When I inspect a job, I look at the shims. Shims are used to square the window within the rough opening. If an installer uses wood shims in a high-moisture area without a proper sill pan, those shims will rot and the window will sag. A sagged window will not lock properly, and a window that does not lock cannot create a tight seal against air. Your service guarantee audit must include a clause for ‘structural alignment.’ If the frame is out of plumb or level by more than an eighth of an inch, the manufacturer’s warranty on the moving parts is often voided. You need local support that understands the tolerances of the specific frame material, whether it is vinyl, fiberglass, or wood.
The Myth of the Lifetime Warranty
The word ‘guaranteed’ is often used as a marketing shield rather than a technical promise. A ‘Lifetime Warranty’ in the window industry often refers to the ‘expected’ life of the product, which might only be seven to ten years in some jurisdictions. You must audit the definitions. A true professional service policy will define ‘Lifetime’ as long as you own the home and should be transferable to the next owner. This adds tangible value to your property. If the support ends the moment you sell the house, the guarantee is not about the quality of the window; it is about limiting the manufacturer’s liability.
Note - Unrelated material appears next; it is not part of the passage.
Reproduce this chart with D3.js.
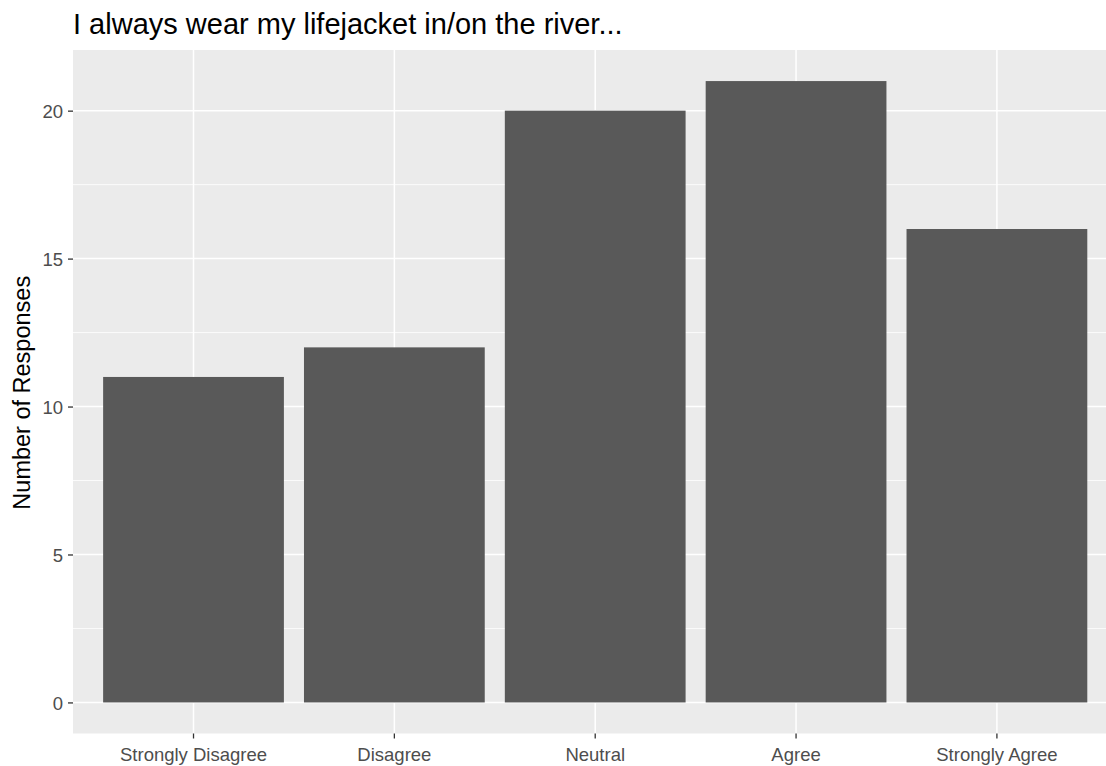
<!DOCTYPE html>
<html><head><meta charset="utf-8">
<script src="https://cdn.jsdelivr.net/npm/d3@7"></script>
<style>body{margin:0;background:#fff}svg{display:block}text{font-family:"Liberation Sans",Arial,sans-serif}</style>
</head><body><svg id="c" width="1106" height="766"></svg>
<script>
const categories = ["Strongly Disagree","Disagree","Neutral","Agree","Strongly Agree"];
const counts = [11,12,20,21,16];
const yTicks = [0,5,10,15,20];
const yMinor = [2.5,7.5,12.5,17.5];
const title = "I always wear my lifejacket in/on the river...";
const yTitle = "Number of Responses";

const svg = d3.select("#c");
const L = 73, T = 50, B = 733.5;
const step = 200.85;
const R = L + step * 5.2;
const ymax = d3.max(counts);
const y = d3.scaleLinear().domain([-ymax*0.05, ymax*1.05]).range([B, T]);
const x = d3.scaleBand().domain(categories).range([L + step*0.1, R - step*0.1]).paddingInner(0.1).paddingOuter(0.05);
const xc = c => x(c) + x.bandwidth()/2;

svg.append("rect").attr("x", L).attr("y", T).attr("width", R-L).attr("height", B-T).attr("fill", "#EBEBEB");
const g = svg.append("g");
g.selectAll(".ymin").data(yMinor).join("line").attr("x1", L).attr("x2", R)
  .attr("y1", d=>y(d)).attr("y2", d=>y(d)).attr("stroke","#fff").attr("stroke-width",0.8);
g.selectAll(".ymaj").data(yTicks).join("line").attr("x1", L).attr("x2", R)
  .attr("y1", d=>y(d)).attr("y2", d=>y(d)).attr("stroke","#fff").attr("stroke-width",1.5);
g.selectAll(".xmaj").data(categories).join("line").attr("y1", T).attr("y2", B)
  .attr("x1", d=>xc(d)).attr("x2", d=>xc(d)).attr("stroke","#fff").attr("stroke-width",1.5);

g.selectAll(".bar").data(categories).join("rect")
  .attr("x", d=>x(d)).attr("width", x.bandwidth())
  .attr("y", (d,i)=>y(counts[i])).attr("height", (d,i)=>y(0)-y(counts[i]))
  .attr("fill","#595959");

const ya = svg.append("g").attr("transform",`translate(${L},0)`)
  .call(d3.axisLeft(y).tickValues(yTicks).tickSize(5).tickPadding(5));
const xa = svg.append("g").attr("transform",`translate(0,${B})`)
  .call(d3.axisBottom(x).tickSize(5).tickPadding(8));
[ya, xa].forEach(a => {
  a.select(".domain").remove();
  a.selectAll(".tick line").attr("stroke","#333").attr("stroke-width",1.3);
  a.selectAll(".tick text").attr("fill","#4D4D4D").style("font-size","18.5px").attr("font-family", '"Liberation Sans",Arial,sans-serif');
});
ya.selectAll(".tick text").attr("dy","0.36em");
xa.selectAll(".tick text").attr("dy","0.78em");

svg.append("text").attr("x", L).attr("y", 34).text(title).attr("fill","#000").style("font-size","29px");
svg.append("text").attr("transform",`translate(30,${(T+B)/2 + 1}) rotate(-90)`).attr("text-anchor","middle")
  .text(yTitle).attr("fill","#000").style("font-size","23.5px");
</script></body></html>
Finally, look at the exclusions. Most policies exclude ‘Acts of God,’ but in our industry, a heavy rainstorm is not an act of God; it is a Tuesday. A window that leaks during a standard rain event has failed its primary mission. Your audit should ensure that the local experts provide a ‘Water-Tight Guarantee’ that covers both the product and the labor for at least ten years. Without this, you are left holding the bag when the drywall starts to crumble and the mold begins to grow. Demand a policy that respects the physics of the building envelope and the reality of the climate you live in. Anything less is just paper and ink.